Gore fans are just waiting, breathless, for the Goracle to run

The push to get Gore to run heats up
By Scot Lehigh/Boston Globe


They've got volunteers.

They've put up a website. Several of them, in fact.

They are raising money for ads.

Signatures are pouring in. Across the country, meetup groups are said to be, well, meeting up.

They are the faithful trying to lure Al Gore into the presidential race, the people behind sites like DraftGore.com and Mass4Gore.com .

Things are going well, they aver -- at least as far as they can tell.

How big is the effort? Hard to say.

"We have 12,000 or so on our signup list," says Monica Friedlander, an Oakland, Calif., communications manager who works regularly on the effort.

Interest surges each time Gore makes it into the headlines in a big way.

He's done that twice recently, first in February, when "An Inconvenient Truth," the documentary about Gore's long efforts to spur the country to action against global warming , took home an Oscar. Last month, he made national news when he urged Congress to address the issue.

"The traffic picked up tremendously in the weeks before and after the Oscars, and it spiked in a very similar way after his Congressional testimony," says Friedlander.

Certainly the petition the group has posted is also attracting more and more signatories. Its message is pithily summed up in the first few lines: "Dear Vice President Gore: Americans from every corner of our nation are calling on you. Please listen to our plea and run for the Democratic nomination for the presidency of the United States in 2008."

"We were at 25,000 sometime in January," Friedlander says. "Now we are at 64,000. We hope in another couple of months to hit 100,000 and hopefully take it to a tipping point where it starts growing fast by itself."

In pursuit of that tipping point, the group hopes to place a full-page ad in a national newspaper to draw attention to their candidate-courting cause.

As I've written before, the logic for a comeback by the former vice president is certainly strong. Gore, after all, won the popular vote in 2000. He would be, hands down, the most experienced candidate in the race. He was a strong figure standing against the tide on Iraq, urging against an invasion back in 2002. And, though dissenters certainly remain, a scientific consensus now sees global warming as the serious concern Gore has long insisted it is.

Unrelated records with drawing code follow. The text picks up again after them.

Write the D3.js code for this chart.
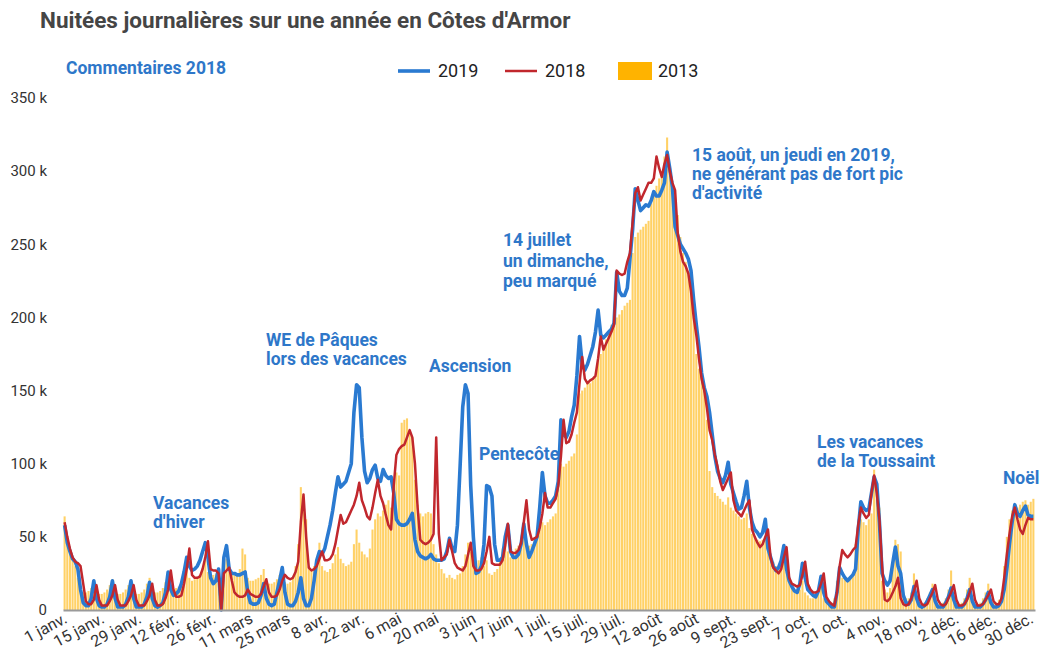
<!DOCTYPE html>
<html>
<head>
<meta charset="utf-8">
<script src="https://cdn.jsdelivr.net/npm/d3@7"></script>
<style>
  body { margin: 0; background: #fff; }
  svg { font-family: Roboto, "Noto Sans", sans-serif; }
</style>
</head>
<body>
<svg id="chart" width="1043" height="663"></svg>
<script>
// Daily nights (in thousands), one value per day of a leap-year calendar (29 févr. = 0)
const series2019 = [
  // janv.
  58,46,40,35,33,28,14, 5,3,3,8,20,8,3, 2,2,4,9,20,8,2, 2,2,4,9,20,8,2, 2,2,4,
  // févr.
  9,19,8,3,2,3,5, 12,26,14,10,11,13,18, 26,36,30,27,28,30,34, 40,46,36,22,18,20,28, 0,
  // mars
  36,44,28,25,25,24,24, 25,26,12,5,4,4,5, 10,18,8,4,3,4,12, 20,29,12,4,3,3,6, 12,22,8,
  // avr.
  3,3,8,20,34,40,38, 42,50,58,68,80,91,84, 86,88,94,100,135,154,152, 118,95,87,90,96,99,90, 88,96,
  // mai
  92,90,91,80,62,59,58, 58,59,62,66,48,40,37, 36,35,36,38,35,34,34, 34,35,40,49,42,40,58, 98,139,154,
  // juin
  148,85,50,25,26,30,45, 85,84,78,45,34,34,36, 50,58,40,36,36,38,45, 59,45,36,40,45,50,70, 94,78,
  // juil.
  73,73,75,78,88,130,120, 118,122,132,140,160,187,168, 164,168,174,180,190,205,188, 186,188,190,192,196,231,218, 215,215,220,
  // août
  240,260,288,280,273,275,277, 276,280,286,283,283,287,292, 313,302,289,262,256,250,247, 244,240,232,212,195,180,162, 152,146,135,
  // sept.
  120,105,95,90,87,92,101, 86,80,74,69,70,78,88, 70,60,55,53,50,53,62, 42,36,30,27,29,34,44, 28,20,
  // oct.
  16,13,12,18,32,22,14, 12,10,9,13,23,12,6, 4,2,2,12,29,25,22, 20,22,24,28,55,74,70, 68,69,80,
  // nov.
  91,86,60,25,20,17,20, 32,43,30,25,10,5,4, 7,16,8,3,2,3,6, 10,14,6,2,2,2,5, 9,15,
  // déc.
  7,2,2,2,4,8,14, 6,2,2,2,4,7,12, 5,2,2,3,6,14,28, 45,60,72,66,64,68,71, 65,64,64
];

const series2018 = [
  // janv.
  60,50,42,36,33,32,30, 18,6,4,4,7,17,7, 3,3,3,6,10,17,7, 3,3,3,6,10,17,7, 3,3,3,
  // févr.
  6,10,18,7,3,3,4, 8,14,27,14,9,9,10, 18,28,42,24,22,22,23, 28,36,47,28,27,27,25, 0,
  // mars
  25,27,29,20,12,10,9, 9,10,14,11,10,9,9, 11,16,21,12,9,9,10, 14,20,24,22,21,22,26, 33,60,79,
  // avr.
  50,29,27,28,30,35,40, 34,34,35,38,45,55,65, 59,60,64,68,72,78,87, 75,70,64,62,70,80,89, 78,73,
  // mai
  65,58,55,85,106,110,112, 113,118,123,118,100,70,48, 46,45,46,48,52,118,52, 34,36,38,48,40,32,29, 28,27,30,
  // juin
  38,46,30,27,27,28,32, 40,50,32,31,31,31,34, 44,59,40,39,39,41,46, 60,75,55,48,49,50,56, 66,80,
  // juil.
  70,70,73,76,85,105,130, 114,115,120,128,135,155,173, 158,155,157,158,160,172,187, 178,182,186,190,195,232,230, 229,230,238,
  // août
  244,265,285,289,280,284,288, 292,292,295,310,302,296,305, 311,300,292,287,258,245,238, 235,230,218,200,188,172,158, 150,138,123,
  // sept.
  116,106,98,88,82,86,90, 94,75,68,66,64,68,72, 75,55,50,46,43,45,50, 55,36,29,27,25,28,36, 43,22,
  // oct.
  18,17,16,17,24,33,18, 14,12,12,13,18,25,9, 6,4,3,12,30,41,38, 36,38,41,43,58,70,66, 63,65,80,
  // nov.
  92,80,62,30,7,6,8, 12,16,22,8,4,3,4, 8,13,20,8,4,3,4, 8,12,17,7,4,3,4, 8,12,
  // déc.
  17,7,3,3,4,7,12, 18,7,3,3,4,7,10, 14,6,4,4,8,22,38, 52,64,70,62,55,52,58, 63,62,62
];

const series2013 = [
  // janv.
  64,45,41,36,30,22,14, 12,12,13,15,20,13,11, 11,12,14,17,21,12,11, 11,12,14,17,21,12,11, 11,12,14,
  // févr.
  18,22,13,12,12,13,15, 19,24,15,14,15,16,19, 24,30,22,20,21,22,24, 28,34,26,24,24,25,26, 0,
  // mars
  30,35,26,24,24,25,28, 42,38,22,20,20,21,22, 24,28,20,18,18,19,21, 24,27,19,18,19,22,30, 45,84,75,
  // avr.
  62,30,28,30,33,46,30, 27,26,28,32,38,43,35, 32,30,31,33,45,55,46, 40,38,36,42,55,62,66, 64,68,
  // mai
  72,75,70,89,94,92,128, 130,131,123,118,89,72,66, 64,66,67,66,45,38,32, 28,25,22,24,22,21,24, 25,30,38,
  // juin
  46,40,35,34,34,36,30, 34,25,24,26,28,34,42, 50,40,36,38,42,44,48, 55,46,44,45,48,52,55, 60,58,
  // juil.
  60,62,64,66,95,100,98, 100,102,105,107,120,148,150, 152,155,155,157,160,171,175, 180,185,190,195,198,200,202, 205,208,210,
  // août
  212,244,255,258,260,262,264, 266,278,285,290,295,300,310, 323,300,290,282,270,255,244, 238,230,225,200,175,165,160, 150,130,95,
  // sept.
  84,80,78,76,74,72,77, 70,68,66,64,62,63,66, 56,52,50,48,47,48,50, 40,36,33,30,28,30,35, 26,22,
  // oct.
  18,14,12,14,20,12,10, 8,8,9,12,16,8,6, 5,5,8,20,24,22,21, 22,23,25,45,58,62,60, 58,62,66,
  // nov.
  96,82,70,20,14,12,15, 30,48,45,40,10,8,8, 12,25,10,5,4,5,8, 12,18,7,4,4,5,8, 14,27,
  // déc.
  10,5,4,5,8,14,22, 8,4,4,5,8,12,18, 7,5,5,7,12,30,50, 62,68,72,70,72,74,75, 72,74,76
];

const tickLabels = ['1 janv.', '15 janv.', '29 janv.', '12 févr.', '26 févr.', '11 mars', '25 mars',
  '8 avr.', '22 avr.', '6 mai', '20 mai', '3 juin', '17 juin', '1 juil.', '15 juil.', '29 juil.',
  '12 août', '26 août', '9 sept.', '23 sept.', '7 oct.', '21 oct.', '4 nov.', '18 nov.', '2 déc.',
  '16 déc.', '30 déc.'];
const yTicks = [0, 50, 100, 150, 200, 250, 300, 350];

const legendItems = [
  { label: '2019', color: '#2a7ad1', type: 'line' },
  { label: '2018', color: '#c1272d', type: 'line' },
  { label: '2013', color: '#ffb300', type: 'rect' }
];

// Annotation texts, one entry per block of lines
const notes = [
  { x: 66, y: 74, lines: ['Commentaires 2018'] },
  { x: 153, y: 509, lines: ['Vacances', "d'hiver"] },
  { x: 266, y: 346, lines: ['WE de Pâques', 'lors des vacances'] },
  { x: 429, y: 372, lines: ['Ascension'] },
  { x: 479, y: 460, lines: ['Pentecôte'] },
  { x: 503, y: 246, lines: ['14 juillet', 'un dimanche,', 'peu marqué'], lh: 20.5 },
  { x: 692, y: 161, lines: ['15 août, un jeudi en 2019,', 'ne générant pas de fort pic', "d'activité"] },
  { x: 817, y: 448, lines: ['Les vacances', 'de la Toussaint'] },
  { x: 1003, y: 484, lines: ['Noël'] }
];

/**
 * Layout.
 */
const plot = { left: 63, right: 1035, top: 98, bottom: 610 };
const svg = d3.select('#chart');

const x = d3.scaleBand()
  .domain(d3.range(series2013.length))
  .range([plot.left, plot.right])
  .padding(0.22);
const y = d3.scaleLinear()
  .domain([0, 350])
  .range([plot.bottom, plot.top]);
const cx = i => x(i) + x.bandwidth() / 2;

/**
 * Title.
 */
svg.append('text')
  .attr('x', 40).attr('y', 28)
  .attr('font-size', 22.5).attr('font-weight', 700)
  .attr('fill', '#454545')
  .text("Nuitées journalières sur une année en Côtes d'Armor");

/**
 * Bars (2013).
 */
svg.append('g').attr('class', 'bars')
  .selectAll('rect').data(series2013).join('rect')
  .attr('x', (d, i) => x(i))
  .attr('width', x.bandwidth())
  .attr('y', d => y(d))
  .attr('height', d => y(0) - y(d))
  .attr('fill', '#ffb300')
  .attr('fill-opacity', 0.6);

/**
 * Lines (2019 under 2018).
 */
const line = d3.line().x((d, i) => cx(i)).y(d => y(d));

svg.append('path').datum(series2019)
  .attr('d', line)
  .attr('fill', 'none')
  .attr('stroke', '#2a7ad1')
  .attr('stroke-width', 3.6)
  .attr('stroke-linejoin', 'round');

svg.append('path').datum(series2018)
  .attr('d', line)
  .attr('fill', 'none')
  .attr('stroke', '#c1272d')
  .attr('stroke-width', 2.5)
  .attr('stroke-linejoin', 'round');

/**
 * Axes.
 */
const yAxis = svg.append('g')
  .attr('transform', 'translate(' + (plot.left - 16) + ',0)')
  .call(d3.axisLeft(y).tickValues(yTicks).tickSize(0).tickPadding(0)
    .tickFormat(d => d === 0 ? '0' : d + ' k'));
yAxis.select('.domain').remove();
yAxis.selectAll('text')
  .attr('font-family', 'Roboto, sans-serif')
  .attr('font-size', 15)
  .attr('fill', '#333');

const xTickValues = tickLabels.map((d, i) => i * 14);
const xAxis = svg.append('g')
  .attr('transform', 'translate(0,' + plot.bottom + ')')
  .call(d3.axisBottom(x).tickValues(xTickValues).tickSize(0)
    .tickFormat((d, i) => tickLabels[i]));
xAxis.select('.domain')
  .attr('stroke', '#9a9a9a')
  .attr('stroke-width', 2);
xAxis.selectAll('text')
  .attr('font-family', 'Roboto, sans-serif')
  .attr('font-size', 16)
  .attr('fill', '#333')
  .attr('text-anchor', 'end')
  .attr('y', 0).attr('dy', '0.35em')
  .attr('transform', 'translate(1,7) rotate(-28)');

/**
 * Legend.
 */
const legend = svg.append('g').attr('class', 'legend');
const legendX = [398, 505, 618];
legendItems.forEach((d, i) => {
  const g = legend.append('g').attr('transform', 'translate(' + legendX[i] + ',71)');
  if (d.type === 'line') {
    g.append('line').attr('x1', 0).attr('x2', 32)
      .attr('stroke', d.color).attr('stroke-width', d.label === '2019' ? 3.6 : 2.5);
  } else {
    g.append('rect').attr('x', 0).attr('y', -9).attr('width', 34).attr('height', 18)
      .attr('fill', d.color);
  }
  g.append('text').attr('x', 40).attr('dy', '0.35em')
    .attr('font-size', 18).attr('fill', '#222').text(d.label);
});

/**
 * Annotations.
 */
const noteG = svg.append('g').attr('class', 'notes');
notes.forEach(n => {
  const t = noteG.append('text')
    .attr('x', n.x).attr('y', n.y)
    .attr('font-size', 17.5).attr('font-weight', 700)
    .attr('fill', '#2e77c9');
  n.lines.forEach((s, k) => {
    t.append('tspan').attr('x', n.x).attr('y', n.y + k * (n.lh || 19)).text(s);
  });
});
</script>
</body>
</html>
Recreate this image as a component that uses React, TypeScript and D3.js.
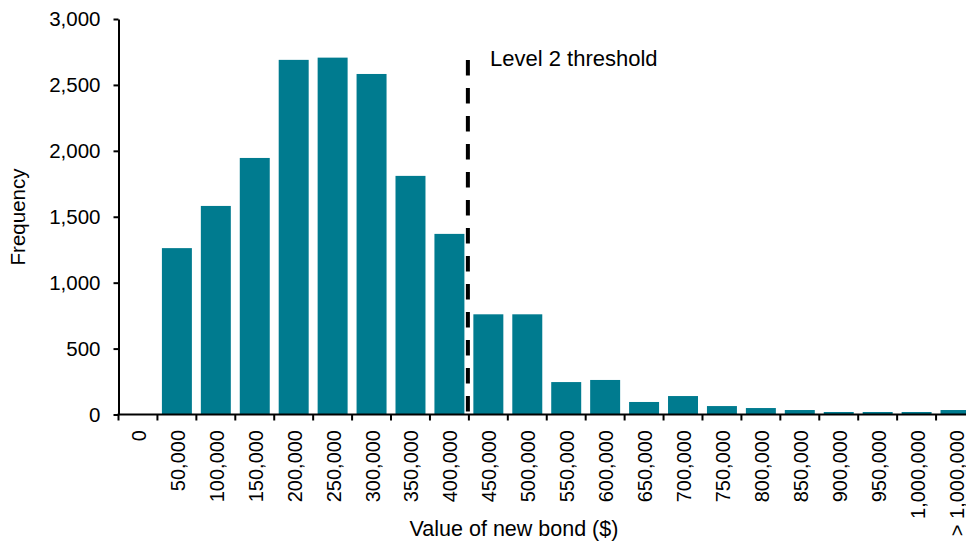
import React, { useEffect, useRef } from "react";
import * as d3 from "d3";

const categories = [
  "0", "50,000", "100,000", "150,000", "200,000", "250,000", "300,000", "350,000",
  "400,000", "450,000", "500,000", "550,000", "600,000", "650,000", "700,000",
  "750,000", "800,000", "850,000", "900,000", "950,000", "1,000,000", "> 1,000,000",
];
const frequency = [
  0, 1262, 1582, 1946, 2690, 2707, 2583, 1810, 1370, 760, 760, 246, 262, 95, 140,
  64, 49, 34, 19, 19, 19, 34,
];
const yTicks = [0, 500, 1000, 1500, 2000, 2500, 3000];
const thresholdAfter = "400,000";
const thresholdLabel = "Level 2 threshold";
const xTitle = "Value of new bond ($)";
const yTitle = "Frequency";

const W = 966;
const H = 543;
const FONT = "'Liberation Sans', Arial, sans-serif";
const BAR = "#007B8F";

export default function App() {
  const ref = useRef<SVGSVGElement>(null);

  useEffect(() => {
    const svg = d3.select(ref.current);
    svg.selectAll("*").remove();

    const left = 118.5;
    const right = 975;
    const top = 19;
    const bottom = 414.5;
    const pad = 0.23;

    const x = d3.scaleBand<string>().domain(categories).range([left, right])
      .paddingInner(pad).paddingOuter(pad / 2);
    const y = d3.scaleLinear().domain([0, 3000]).range([bottom, top]);
    const step = x.step();
    const boundary = (c: string) => (x(c) as number) - (step * pad) / 2;

    // bars
    svg.append("g").selectAll("rect").data(categories).join("rect")
      .attr("x", (c) => x(c) as number)
      .attr("width", x.bandwidth())
      .attr("y", (_, i) => y(frequency[i]))
      .attr("height", (_, i) => bottom - y(frequency[i]))
      .attr("fill", BAR);

    // y axis
    const ya = svg.append("g").attr("transform", `translate(${left},0)`)
      .call(d3.axisLeft(y).tickValues(yTicks).tickFormat(d3.format(",") as any)
        .tickSize(5).tickSizeOuter(0).tickPadding(13));
    ya.select(".domain").attr("stroke", "#000").attr("stroke-width", 2);
    ya.selectAll(".tick line").attr("stroke", "#000").attr("stroke-width", 2);
    ya.selectAll(".tick text").attr("font-family", FONT).attr("font-size", 20.5).attr("fill", "#000");

    // x axis
    const bounds = categories.map((c) => boundary(c)).concat([right]);
    svg.append("line").attr("x1", left - 1).attr("x2", right).attr("y1", bottom).attr("y2", bottom)
      .attr("stroke", "#000").attr("stroke-width", 2);
    svg.append("g").selectAll("line").data(bounds).join("line")
      .attr("x1", (d) => d).attr("x2", (d) => d)
      .attr("y1", bottom).attr("y2", bottom + 6)
      .attr("stroke", "#000").attr("stroke-width", 2);
    svg.append("g").selectAll("text").data(categories).join("text")
      .attr("transform", (c) => `translate(${(x(c) as number) + x.bandwidth() / 2 + 1},430) rotate(-90)`)
      .attr("text-anchor", "end").attr("dy", "0.35em")
      .attr("font-family", FONT).attr("font-size", 20).attr("fill", "#000")
      .text((c) => c);

    // threshold line
    const tx = boundary(categories[categories.indexOf(thresholdAfter) + 1]) - 1;
    svg.append("line").attr("x1", tx).attr("x2", tx).attr("y1", 60).attr("y2", bottom - 2)
      .attr("stroke", "#000").attr("stroke-width", 4).attr("stroke-dasharray", "15.5 12.5");
    svg.append("text").attr("x", 490).attr("y", 66)
      .attr("font-family", FONT).attr("font-size", 22).attr("fill", "#000")
      .text(thresholdLabel);

    // titles
    svg.append("text").attr("x", 514).attr("y", 536).attr("text-anchor", "middle")
      .attr("font-family", FONT).attr("font-size", 21.5).attr("fill", "#000")
      .text(xTitle);
    svg.append("text").attr("transform", "translate(25,217) rotate(-90)").attr("text-anchor", "middle")
      .attr("font-family", FONT).attr("font-size", 20.5).attr("fill", "#000")
      .text(yTitle);
  }, []);

  return (
    <svg ref={ref} width={W} height={H}
      style={{ position: "absolute", left: 0, top: 0, background: "#fff" }} />
  );
}
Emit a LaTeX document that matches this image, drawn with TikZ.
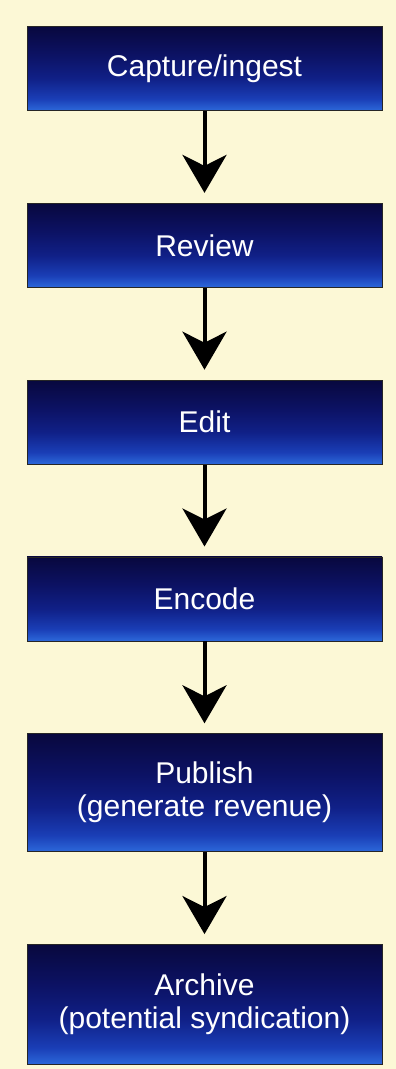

"He is more than a leader," says Geoffrey Day, a Cambridge consultant who says he is working 40 hours a week or more on the Gore effort. "He is working globally to build a coalition that has never existed before to address a problem no one else has taken this kind of leadership on."

"We understand that Gore is not running right now," adds John Pitkin, a Cambridge-based demographer active with the group. "The question is, what is it going to take to persuade him to run?"

A good question, that. One erstwhile staffer who spoke to Gore recently to sound him out on his intentions says the former vice president didn't betray any interest in getting back in the hunt.

"He didn't say absolutely, cross-my-heart, I will never do it, but he was not encouraging," this person says. "But I think he, if flattered and intrigued by the interest . . . I think he would love to be president, but he just doesn't want to run for it."

Officially, Gore's position hasn't changed: He has no plans to become a candidate.

Kalee Kreider, a spokeswoman for the Gores, says Gore has his hands full with all his other projects, from his now famous slide show to two companies he is involved with to the book he has coming out next month.

But, she says, Gore appreciates the interest people have taken, and the sentiments he encounters as he travels around the country.

"He feels the warm messages that he receives here at the office, that he gets at airports, at speeches around the country," she says. "It means a great deal to him just to hear people be so excited to hear him talk about global warming, to ask about his future plans. He takes it in the heartfelt way in which it is intended. But that said, he really has been very consistent that he has no intention of running."

That, however, isn't about to deter Gore's fans -- not yet, anyway.

"I take it as a good sign that they are not asking us to stop," says Friedlander. "We are a phone call away. If they didn't want us to do it, we wouldn't do it."